### [The exercise]
For every line in the data below that contains "this", copy the line.

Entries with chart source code
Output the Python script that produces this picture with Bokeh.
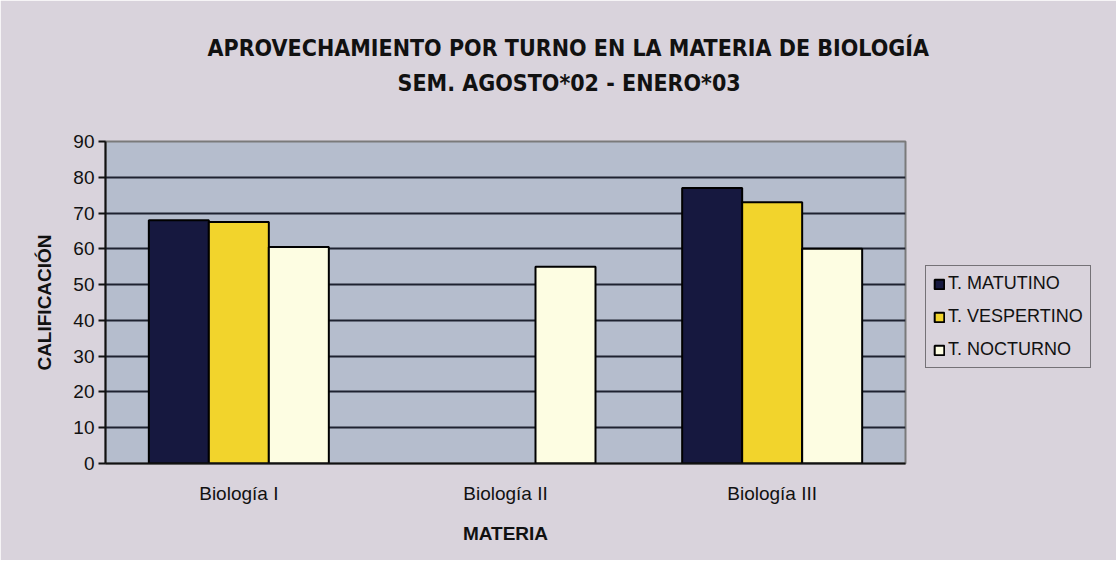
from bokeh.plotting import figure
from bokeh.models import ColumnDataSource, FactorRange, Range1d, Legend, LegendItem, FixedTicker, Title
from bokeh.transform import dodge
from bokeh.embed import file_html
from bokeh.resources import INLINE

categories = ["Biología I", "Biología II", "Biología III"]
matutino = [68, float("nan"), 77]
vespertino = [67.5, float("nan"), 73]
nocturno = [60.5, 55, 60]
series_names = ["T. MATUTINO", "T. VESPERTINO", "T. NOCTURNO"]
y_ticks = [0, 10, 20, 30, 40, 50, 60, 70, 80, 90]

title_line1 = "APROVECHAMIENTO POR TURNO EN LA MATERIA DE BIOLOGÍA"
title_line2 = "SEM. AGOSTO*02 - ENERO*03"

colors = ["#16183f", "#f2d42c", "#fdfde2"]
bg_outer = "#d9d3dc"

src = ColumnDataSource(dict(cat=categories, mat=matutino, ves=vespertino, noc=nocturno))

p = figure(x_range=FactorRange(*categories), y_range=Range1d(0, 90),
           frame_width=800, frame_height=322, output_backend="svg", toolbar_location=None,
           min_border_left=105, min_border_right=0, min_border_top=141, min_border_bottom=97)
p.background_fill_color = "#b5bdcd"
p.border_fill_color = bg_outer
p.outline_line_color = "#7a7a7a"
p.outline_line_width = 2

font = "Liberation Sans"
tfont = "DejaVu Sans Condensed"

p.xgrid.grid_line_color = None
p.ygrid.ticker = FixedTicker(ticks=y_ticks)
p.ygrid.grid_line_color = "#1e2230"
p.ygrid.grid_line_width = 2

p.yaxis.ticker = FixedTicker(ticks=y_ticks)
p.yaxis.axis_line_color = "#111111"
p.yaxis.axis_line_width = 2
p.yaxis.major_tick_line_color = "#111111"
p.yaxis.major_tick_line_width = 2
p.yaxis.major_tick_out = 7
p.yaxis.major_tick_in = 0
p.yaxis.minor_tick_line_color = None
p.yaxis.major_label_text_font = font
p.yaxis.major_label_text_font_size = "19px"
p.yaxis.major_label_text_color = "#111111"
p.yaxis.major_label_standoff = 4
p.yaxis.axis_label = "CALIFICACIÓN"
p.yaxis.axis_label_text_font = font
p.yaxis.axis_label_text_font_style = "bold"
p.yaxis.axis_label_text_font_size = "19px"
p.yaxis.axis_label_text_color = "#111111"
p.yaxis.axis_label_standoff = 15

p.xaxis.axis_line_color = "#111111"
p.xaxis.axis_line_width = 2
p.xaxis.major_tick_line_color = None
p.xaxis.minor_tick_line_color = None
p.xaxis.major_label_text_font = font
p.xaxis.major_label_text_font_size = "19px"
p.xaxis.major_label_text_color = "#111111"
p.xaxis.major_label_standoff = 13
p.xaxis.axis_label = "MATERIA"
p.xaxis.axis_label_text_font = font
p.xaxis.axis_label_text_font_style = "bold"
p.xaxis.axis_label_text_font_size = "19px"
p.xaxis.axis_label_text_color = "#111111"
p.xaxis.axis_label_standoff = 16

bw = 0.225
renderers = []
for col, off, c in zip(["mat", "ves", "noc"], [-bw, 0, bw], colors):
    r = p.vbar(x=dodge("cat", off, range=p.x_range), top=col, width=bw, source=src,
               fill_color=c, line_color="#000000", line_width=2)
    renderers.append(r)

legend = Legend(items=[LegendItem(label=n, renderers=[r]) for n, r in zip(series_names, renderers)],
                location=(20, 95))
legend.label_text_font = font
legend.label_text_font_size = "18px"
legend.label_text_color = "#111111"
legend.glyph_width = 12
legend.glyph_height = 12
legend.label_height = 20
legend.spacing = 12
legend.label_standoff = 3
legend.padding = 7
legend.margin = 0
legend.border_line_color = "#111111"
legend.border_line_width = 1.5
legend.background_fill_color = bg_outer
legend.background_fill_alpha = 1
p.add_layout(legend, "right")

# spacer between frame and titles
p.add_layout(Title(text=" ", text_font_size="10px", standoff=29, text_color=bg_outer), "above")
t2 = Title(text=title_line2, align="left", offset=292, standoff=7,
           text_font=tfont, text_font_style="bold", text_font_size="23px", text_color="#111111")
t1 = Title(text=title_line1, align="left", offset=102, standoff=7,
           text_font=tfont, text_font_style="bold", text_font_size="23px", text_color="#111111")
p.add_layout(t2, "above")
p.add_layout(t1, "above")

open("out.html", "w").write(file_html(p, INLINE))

--

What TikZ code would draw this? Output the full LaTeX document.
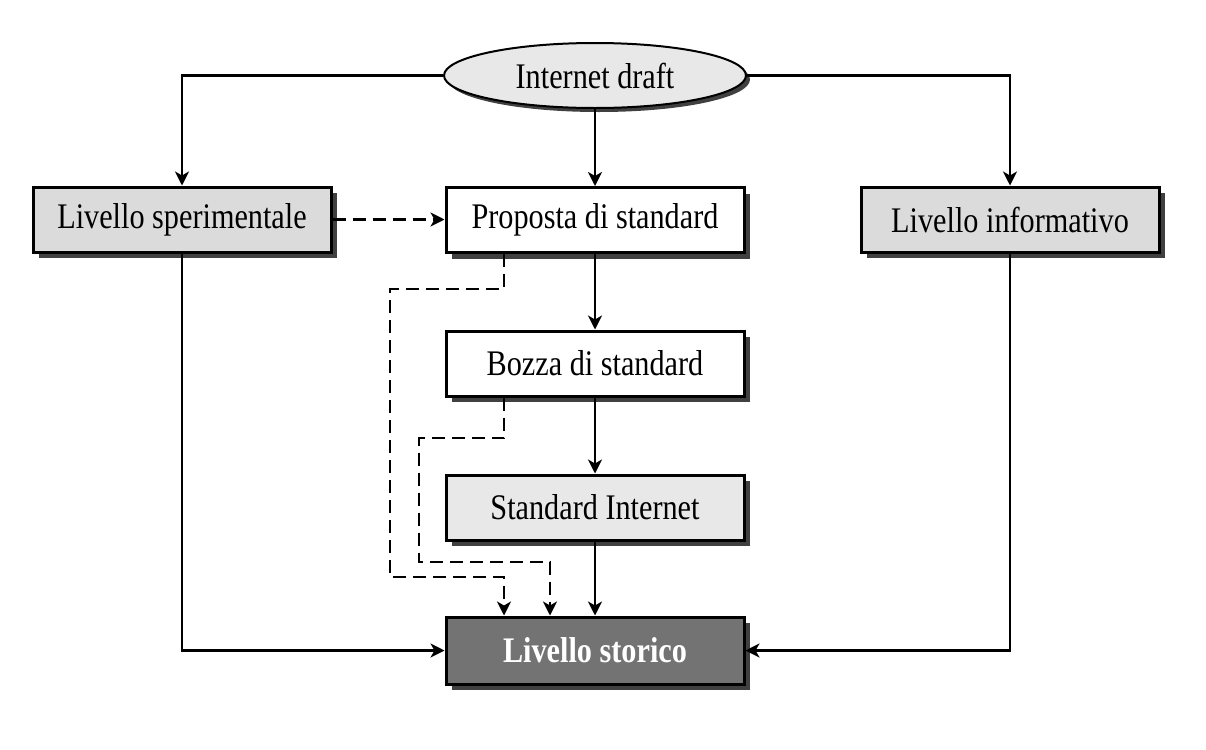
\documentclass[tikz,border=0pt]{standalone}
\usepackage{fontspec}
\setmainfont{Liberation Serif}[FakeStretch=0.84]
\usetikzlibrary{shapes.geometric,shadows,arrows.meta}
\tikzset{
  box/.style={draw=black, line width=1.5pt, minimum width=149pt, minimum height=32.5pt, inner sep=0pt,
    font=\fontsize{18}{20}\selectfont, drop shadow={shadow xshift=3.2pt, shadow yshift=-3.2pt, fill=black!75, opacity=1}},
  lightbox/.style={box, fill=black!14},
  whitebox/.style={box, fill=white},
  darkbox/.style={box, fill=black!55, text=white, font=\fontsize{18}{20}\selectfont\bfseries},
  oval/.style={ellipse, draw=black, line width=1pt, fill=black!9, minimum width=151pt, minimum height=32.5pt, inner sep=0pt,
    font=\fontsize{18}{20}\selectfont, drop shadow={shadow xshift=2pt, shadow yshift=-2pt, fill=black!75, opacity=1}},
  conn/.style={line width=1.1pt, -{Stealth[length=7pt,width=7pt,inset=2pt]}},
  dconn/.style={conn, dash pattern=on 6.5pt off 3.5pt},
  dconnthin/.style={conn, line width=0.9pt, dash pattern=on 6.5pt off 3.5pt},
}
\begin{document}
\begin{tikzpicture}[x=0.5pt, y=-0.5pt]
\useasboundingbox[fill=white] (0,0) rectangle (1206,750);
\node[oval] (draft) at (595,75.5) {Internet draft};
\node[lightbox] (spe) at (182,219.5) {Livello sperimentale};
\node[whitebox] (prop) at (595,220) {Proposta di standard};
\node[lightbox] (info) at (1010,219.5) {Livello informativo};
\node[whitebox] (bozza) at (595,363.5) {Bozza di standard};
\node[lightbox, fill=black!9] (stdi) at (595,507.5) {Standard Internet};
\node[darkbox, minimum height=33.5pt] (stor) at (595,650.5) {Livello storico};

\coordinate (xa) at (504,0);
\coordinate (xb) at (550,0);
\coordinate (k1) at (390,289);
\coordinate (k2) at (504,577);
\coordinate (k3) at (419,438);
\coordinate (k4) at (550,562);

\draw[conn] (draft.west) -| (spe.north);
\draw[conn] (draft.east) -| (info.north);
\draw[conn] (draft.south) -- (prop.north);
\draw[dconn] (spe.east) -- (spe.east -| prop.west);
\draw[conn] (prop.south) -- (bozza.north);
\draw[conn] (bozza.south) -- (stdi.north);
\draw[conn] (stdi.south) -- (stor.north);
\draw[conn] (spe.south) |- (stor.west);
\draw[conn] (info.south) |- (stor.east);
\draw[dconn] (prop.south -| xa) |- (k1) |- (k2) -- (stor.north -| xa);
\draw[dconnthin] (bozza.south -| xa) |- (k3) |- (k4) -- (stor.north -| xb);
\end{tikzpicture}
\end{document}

### [Finished exercise]
Output the Python script that produces this picture with Bokeh.
What TikZ code would draw this? Output the full LaTeX document.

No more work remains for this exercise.